● **Aim**
Please write out the lines of the data exactly, beginning with the first and ending with the line containing "ax.yaxis.set_minor_locator(MultipleLocator(0.25))"; leave the pictures behind.

--- BEGIN ---

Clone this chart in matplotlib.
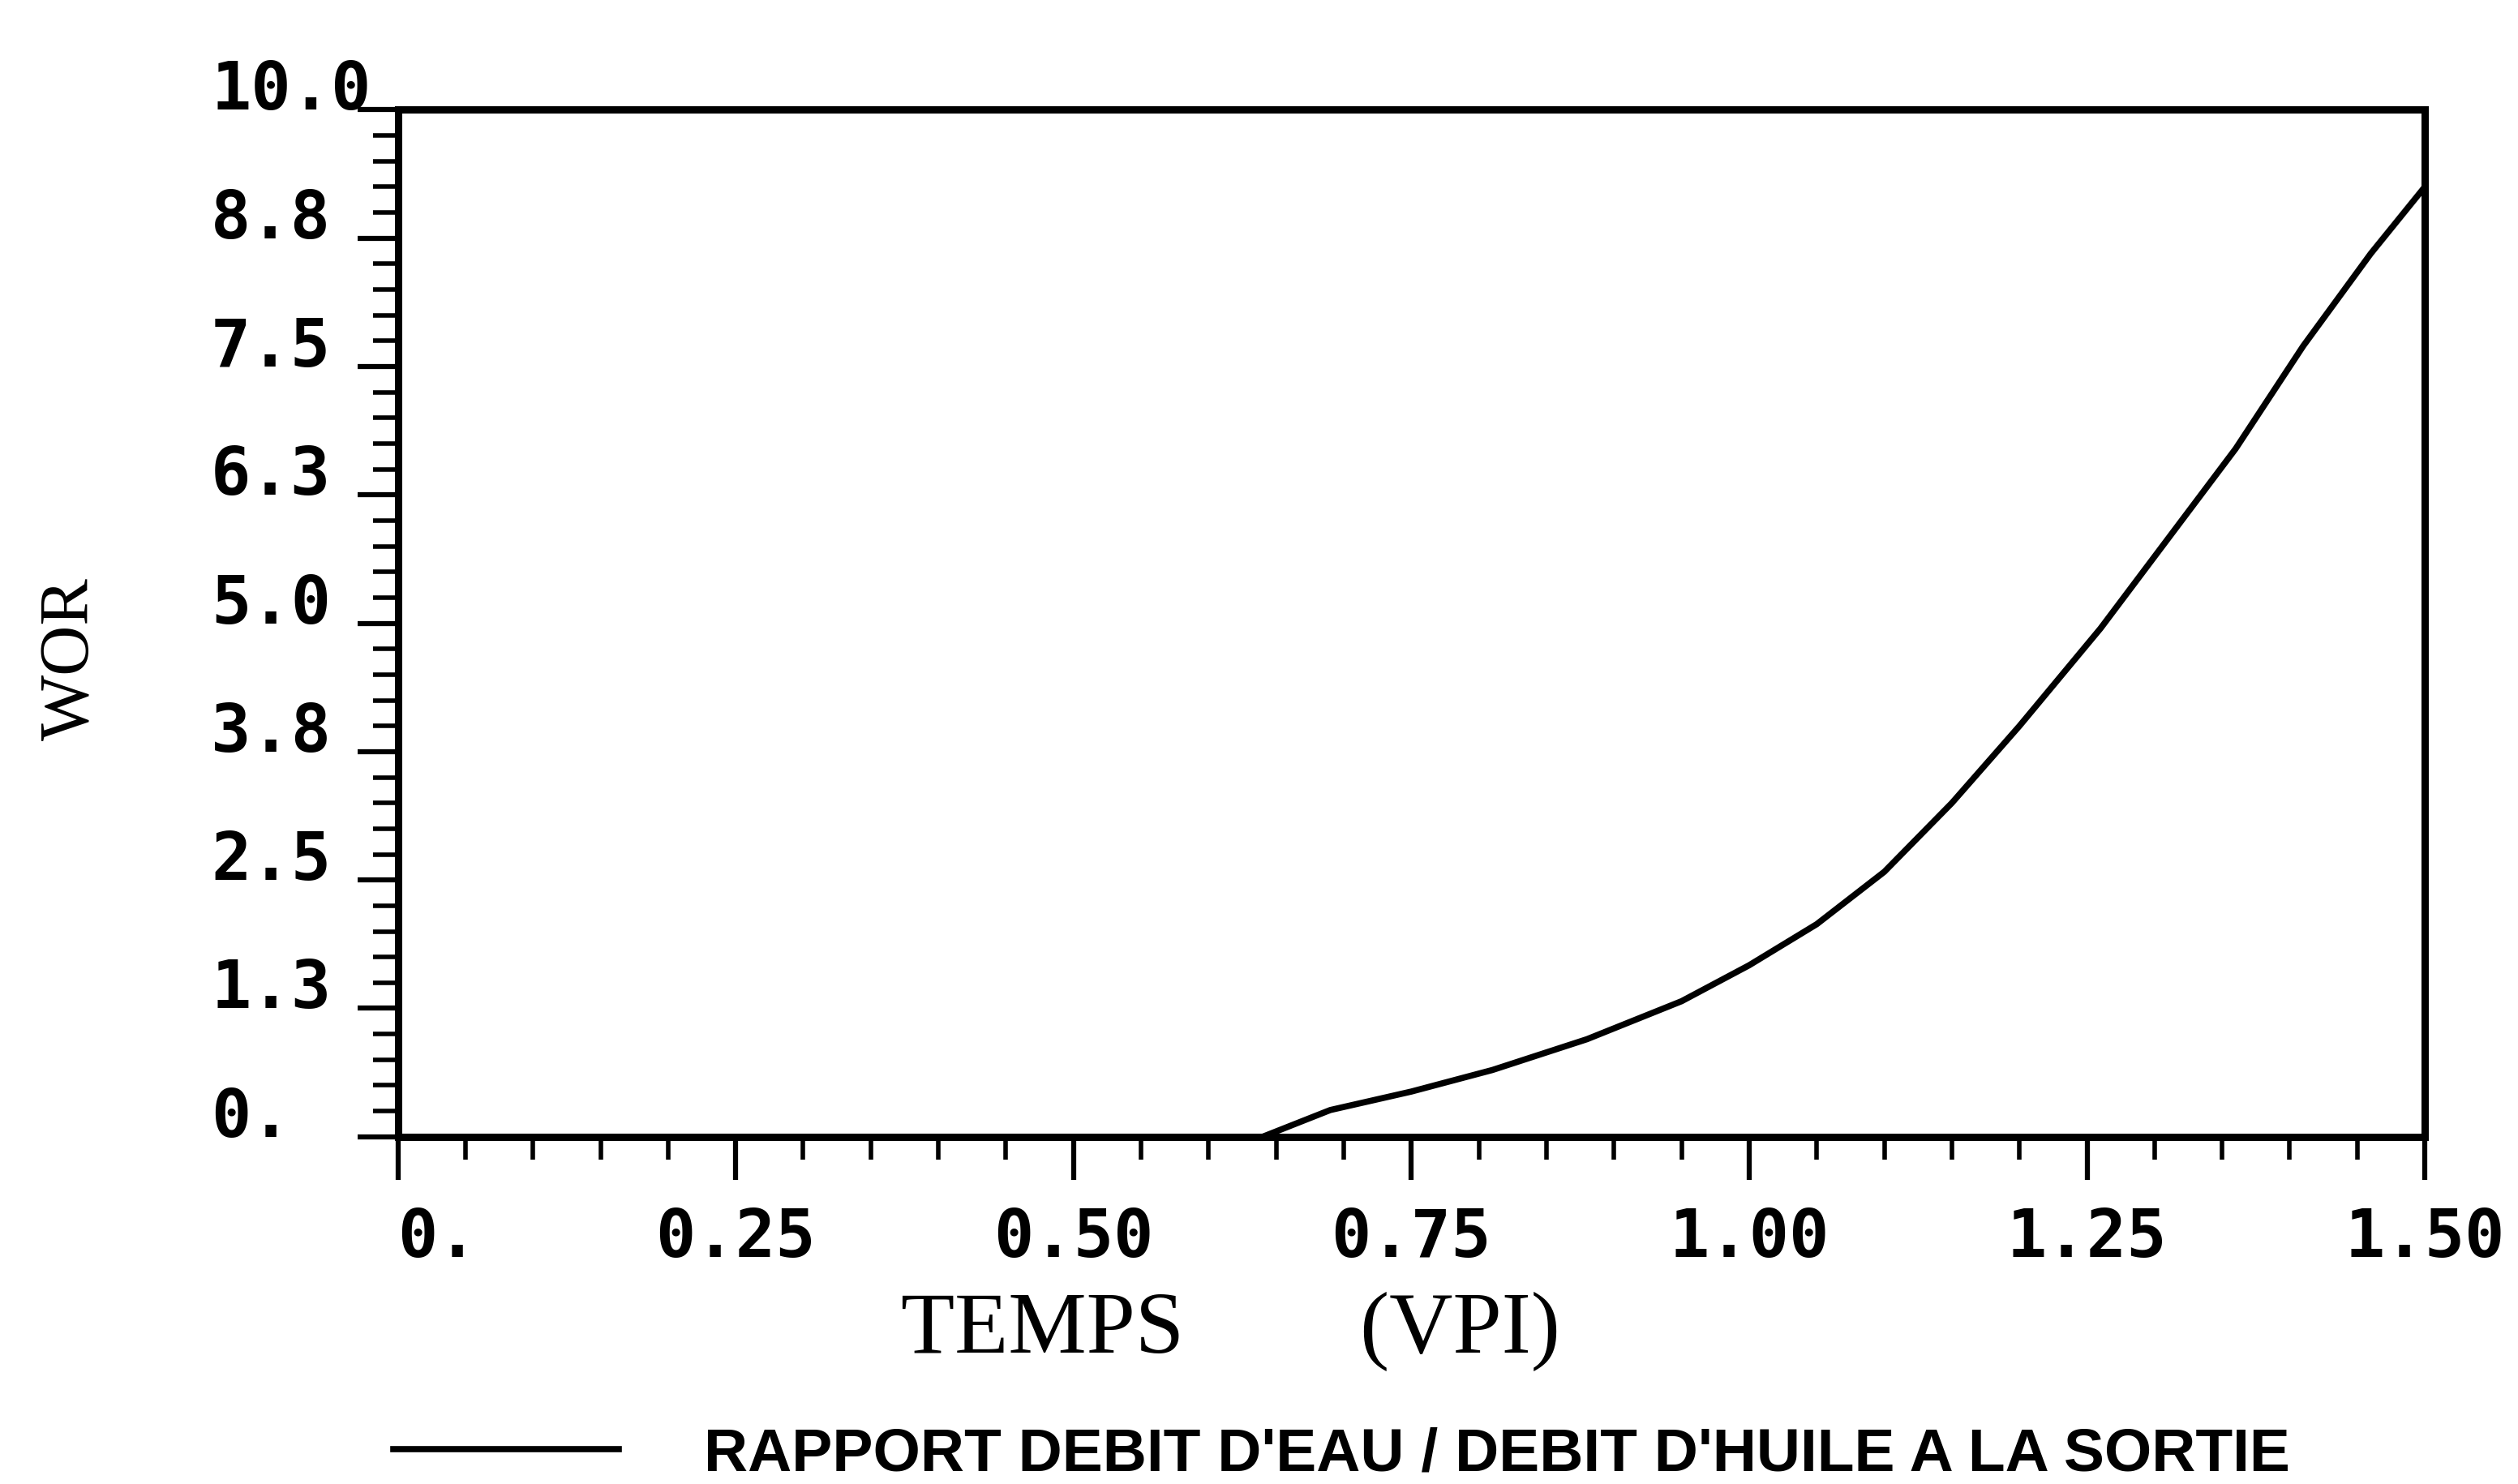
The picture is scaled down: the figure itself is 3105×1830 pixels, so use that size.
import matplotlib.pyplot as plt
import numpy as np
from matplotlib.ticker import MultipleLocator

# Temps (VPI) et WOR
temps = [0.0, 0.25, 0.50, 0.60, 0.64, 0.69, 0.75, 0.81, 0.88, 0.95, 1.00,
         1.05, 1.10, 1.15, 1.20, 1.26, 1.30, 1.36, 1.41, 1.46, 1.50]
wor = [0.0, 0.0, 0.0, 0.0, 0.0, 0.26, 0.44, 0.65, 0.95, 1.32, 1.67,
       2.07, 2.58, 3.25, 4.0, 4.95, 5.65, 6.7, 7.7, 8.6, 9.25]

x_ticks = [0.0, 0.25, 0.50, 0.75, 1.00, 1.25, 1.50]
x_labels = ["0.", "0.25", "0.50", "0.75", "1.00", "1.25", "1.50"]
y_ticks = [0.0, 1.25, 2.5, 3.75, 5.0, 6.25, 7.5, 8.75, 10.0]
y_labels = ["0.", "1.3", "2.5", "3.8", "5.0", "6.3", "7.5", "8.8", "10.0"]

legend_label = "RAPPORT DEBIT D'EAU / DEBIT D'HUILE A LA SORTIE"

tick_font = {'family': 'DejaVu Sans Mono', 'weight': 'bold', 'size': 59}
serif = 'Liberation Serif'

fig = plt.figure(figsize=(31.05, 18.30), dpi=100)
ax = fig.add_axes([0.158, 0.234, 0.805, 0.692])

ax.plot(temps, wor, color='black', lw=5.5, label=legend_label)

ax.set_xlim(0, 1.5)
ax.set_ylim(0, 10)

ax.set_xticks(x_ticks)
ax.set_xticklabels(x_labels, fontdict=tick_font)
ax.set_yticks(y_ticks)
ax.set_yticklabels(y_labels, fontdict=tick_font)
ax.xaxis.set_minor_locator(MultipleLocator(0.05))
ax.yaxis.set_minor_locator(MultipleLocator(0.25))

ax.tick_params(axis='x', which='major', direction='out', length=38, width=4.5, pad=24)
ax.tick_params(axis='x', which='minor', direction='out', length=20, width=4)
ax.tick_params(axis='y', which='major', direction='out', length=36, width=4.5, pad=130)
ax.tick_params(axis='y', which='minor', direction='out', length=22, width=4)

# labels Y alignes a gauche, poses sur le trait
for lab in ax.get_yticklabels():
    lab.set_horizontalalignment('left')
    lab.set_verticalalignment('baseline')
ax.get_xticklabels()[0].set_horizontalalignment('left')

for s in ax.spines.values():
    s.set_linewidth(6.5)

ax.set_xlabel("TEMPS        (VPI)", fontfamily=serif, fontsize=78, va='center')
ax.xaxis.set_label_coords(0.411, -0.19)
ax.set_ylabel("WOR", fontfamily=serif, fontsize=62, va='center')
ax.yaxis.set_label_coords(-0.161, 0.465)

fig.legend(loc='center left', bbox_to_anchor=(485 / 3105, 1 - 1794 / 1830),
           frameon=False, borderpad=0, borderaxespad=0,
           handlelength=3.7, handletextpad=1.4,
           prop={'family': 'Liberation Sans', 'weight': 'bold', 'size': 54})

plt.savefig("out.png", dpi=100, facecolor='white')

--- END ---

● **Solution to the problem**
Clone this chart in matplotlib.
The picture is scaled down: the figure itself is 3105×1830 pixels, so use that size.
import matplotlib.pyplot as plt
import numpy as np
from matplotlib.ticker import MultipleLocator

# Temps (VPI) et WOR
temps = [0.0, 0.25, 0.50, 0.60, 0.64, 0.69, 0.75, 0.81, 0.88, 0.95, 1.00,
         1.05, 1.10, 1.15, 1.20, 1.26, 1.30, 1.36, 1.41, 1.46, 1.50]
wor = [0.0, 0.0, 0.0, 0.0, 0.0, 0.26, 0.44, 0.65, 0.95, 1.32, 1.67,
       2.07, 2.58, 3.25, 4.0, 4.95, 5.65, 6.7, 7.7, 8.6, 9.25]

x_ticks = [0.0, 0.25, 0.50, 0.75, 1.00, 1.25, 1.50]
x_labels = ["0.", "0.25", "0.50", "0.75", "1.00", "1.25", "1.50"]
y_ticks = [0.0, 1.25, 2.5, 3.75, 5.0, 6.25, 7.5, 8.75, 10.0]
y_labels = ["0.", "1.3", "2.5", "3.8", "5.0", "6.3", "7.5", "8.8", "10.0"]

legend_label = "RAPPORT DEBIT D'EAU / DEBIT D'HUILE A LA SORTIE"

tick_font = {'family': 'DejaVu Sans Mono', 'weight': 'bold', 'size': 59}
serif = 'Liberation Serif'

fig = plt.figure(figsize=(31.05, 18.30), dpi=100)
ax = fig.add_axes([0.158, 0.234, 0.805, 0.692])

ax.plot(temps, wor, color='black', lw=5.5, label=legend_label)

ax.set_xlim(0, 1.5)
ax.set_ylim(0, 10)

ax.set_xticks(x_ticks)
ax.set_xticklabels(x_labels, fontdict=tick_font)
ax.set_yticks(y_ticks)
ax.set_yticklabels(y_labels, fontdict=tick_font)
ax.xaxis.set_minor_locator(MultipleLocator(0.05))
ax.yaxis.set_minor_locator(MultipleLocator(0.25))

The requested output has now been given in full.